begin
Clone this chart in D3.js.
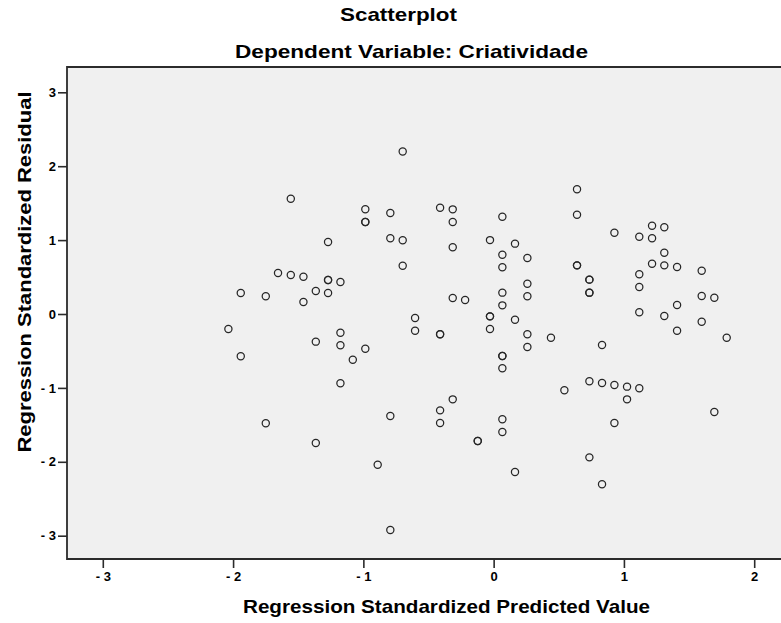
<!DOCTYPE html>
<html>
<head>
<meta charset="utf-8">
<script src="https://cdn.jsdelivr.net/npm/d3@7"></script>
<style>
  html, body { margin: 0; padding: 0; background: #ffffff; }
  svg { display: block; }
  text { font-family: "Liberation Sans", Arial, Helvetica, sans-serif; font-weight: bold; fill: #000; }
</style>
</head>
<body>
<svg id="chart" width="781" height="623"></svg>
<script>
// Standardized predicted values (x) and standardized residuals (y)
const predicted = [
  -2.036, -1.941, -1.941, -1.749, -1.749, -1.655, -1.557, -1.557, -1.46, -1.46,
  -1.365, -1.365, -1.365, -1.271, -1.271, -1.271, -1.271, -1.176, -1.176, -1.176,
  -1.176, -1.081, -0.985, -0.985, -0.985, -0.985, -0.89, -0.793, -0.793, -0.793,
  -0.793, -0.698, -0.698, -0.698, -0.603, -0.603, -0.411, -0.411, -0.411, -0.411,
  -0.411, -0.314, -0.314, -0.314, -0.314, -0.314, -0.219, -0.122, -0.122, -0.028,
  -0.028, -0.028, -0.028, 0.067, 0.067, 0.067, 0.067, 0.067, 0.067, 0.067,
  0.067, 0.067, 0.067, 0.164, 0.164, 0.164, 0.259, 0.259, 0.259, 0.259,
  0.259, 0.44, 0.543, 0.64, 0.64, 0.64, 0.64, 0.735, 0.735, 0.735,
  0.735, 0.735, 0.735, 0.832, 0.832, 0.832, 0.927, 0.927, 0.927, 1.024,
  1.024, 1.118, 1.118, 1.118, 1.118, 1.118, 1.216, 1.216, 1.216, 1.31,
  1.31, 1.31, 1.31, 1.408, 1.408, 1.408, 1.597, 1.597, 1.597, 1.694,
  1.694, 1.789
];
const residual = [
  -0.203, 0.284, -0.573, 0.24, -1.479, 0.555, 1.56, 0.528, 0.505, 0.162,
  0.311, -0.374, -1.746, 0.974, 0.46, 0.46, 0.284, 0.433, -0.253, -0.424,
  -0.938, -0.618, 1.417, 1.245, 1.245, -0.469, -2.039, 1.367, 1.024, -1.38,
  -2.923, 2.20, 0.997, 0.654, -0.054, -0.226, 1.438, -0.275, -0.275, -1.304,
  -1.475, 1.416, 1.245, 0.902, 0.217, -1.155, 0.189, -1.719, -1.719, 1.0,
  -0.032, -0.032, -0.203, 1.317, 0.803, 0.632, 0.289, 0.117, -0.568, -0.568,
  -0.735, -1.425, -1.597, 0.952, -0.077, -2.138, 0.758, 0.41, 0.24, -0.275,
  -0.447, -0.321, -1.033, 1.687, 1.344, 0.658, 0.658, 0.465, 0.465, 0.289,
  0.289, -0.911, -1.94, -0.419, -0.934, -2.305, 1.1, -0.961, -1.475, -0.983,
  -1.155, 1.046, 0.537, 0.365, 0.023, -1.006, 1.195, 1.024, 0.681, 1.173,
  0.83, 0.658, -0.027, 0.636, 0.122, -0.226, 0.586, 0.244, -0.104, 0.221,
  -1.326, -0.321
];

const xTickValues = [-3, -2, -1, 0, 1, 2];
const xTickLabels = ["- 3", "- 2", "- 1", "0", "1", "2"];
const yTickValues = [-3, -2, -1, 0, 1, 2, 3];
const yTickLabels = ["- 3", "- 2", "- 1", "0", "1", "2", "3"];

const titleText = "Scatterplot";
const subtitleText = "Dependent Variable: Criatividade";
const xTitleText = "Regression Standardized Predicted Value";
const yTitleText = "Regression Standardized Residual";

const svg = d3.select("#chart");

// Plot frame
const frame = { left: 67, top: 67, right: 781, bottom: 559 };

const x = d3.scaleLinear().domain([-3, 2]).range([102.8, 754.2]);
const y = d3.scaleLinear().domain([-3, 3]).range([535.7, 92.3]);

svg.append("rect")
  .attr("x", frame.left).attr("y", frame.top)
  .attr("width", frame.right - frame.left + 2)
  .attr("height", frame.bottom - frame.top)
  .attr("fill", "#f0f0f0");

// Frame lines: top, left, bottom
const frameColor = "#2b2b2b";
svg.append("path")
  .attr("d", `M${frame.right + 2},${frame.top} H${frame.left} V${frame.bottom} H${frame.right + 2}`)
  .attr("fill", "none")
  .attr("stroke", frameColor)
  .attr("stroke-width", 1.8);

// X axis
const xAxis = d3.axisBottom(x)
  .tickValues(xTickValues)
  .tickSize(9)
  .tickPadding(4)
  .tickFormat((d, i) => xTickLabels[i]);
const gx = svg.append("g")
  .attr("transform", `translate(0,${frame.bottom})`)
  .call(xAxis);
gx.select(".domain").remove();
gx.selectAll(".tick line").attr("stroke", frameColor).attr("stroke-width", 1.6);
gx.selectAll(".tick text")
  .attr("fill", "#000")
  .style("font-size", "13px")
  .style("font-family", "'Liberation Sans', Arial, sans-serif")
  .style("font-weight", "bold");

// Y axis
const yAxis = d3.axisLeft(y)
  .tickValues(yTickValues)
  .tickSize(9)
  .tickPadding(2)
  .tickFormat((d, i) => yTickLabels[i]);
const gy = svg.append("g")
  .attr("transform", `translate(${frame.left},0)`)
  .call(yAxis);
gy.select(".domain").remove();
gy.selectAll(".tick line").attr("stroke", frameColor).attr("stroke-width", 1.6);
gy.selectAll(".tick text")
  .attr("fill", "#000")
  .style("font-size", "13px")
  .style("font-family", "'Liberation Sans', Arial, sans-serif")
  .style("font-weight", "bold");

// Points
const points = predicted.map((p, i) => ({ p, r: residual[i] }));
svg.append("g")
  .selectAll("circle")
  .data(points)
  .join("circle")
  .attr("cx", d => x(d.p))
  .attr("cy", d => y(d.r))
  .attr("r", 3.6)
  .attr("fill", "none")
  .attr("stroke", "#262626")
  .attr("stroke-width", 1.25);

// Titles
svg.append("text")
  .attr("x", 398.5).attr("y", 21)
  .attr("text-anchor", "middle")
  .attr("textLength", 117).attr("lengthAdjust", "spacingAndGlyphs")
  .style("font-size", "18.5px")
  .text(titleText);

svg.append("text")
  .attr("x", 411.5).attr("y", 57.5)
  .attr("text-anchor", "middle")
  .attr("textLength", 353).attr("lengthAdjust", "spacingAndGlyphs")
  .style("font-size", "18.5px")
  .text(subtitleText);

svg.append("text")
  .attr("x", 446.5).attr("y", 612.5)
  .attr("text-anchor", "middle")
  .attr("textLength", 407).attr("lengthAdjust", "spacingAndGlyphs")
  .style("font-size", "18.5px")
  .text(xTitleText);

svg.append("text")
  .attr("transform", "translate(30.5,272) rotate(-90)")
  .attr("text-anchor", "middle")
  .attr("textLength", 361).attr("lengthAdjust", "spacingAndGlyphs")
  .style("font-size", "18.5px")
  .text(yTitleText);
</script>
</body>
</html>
end
REQUIREMENT:
Go through the listing above and work out how many lines contain the string "chart". Reply with the number alone.

ANSWER:
3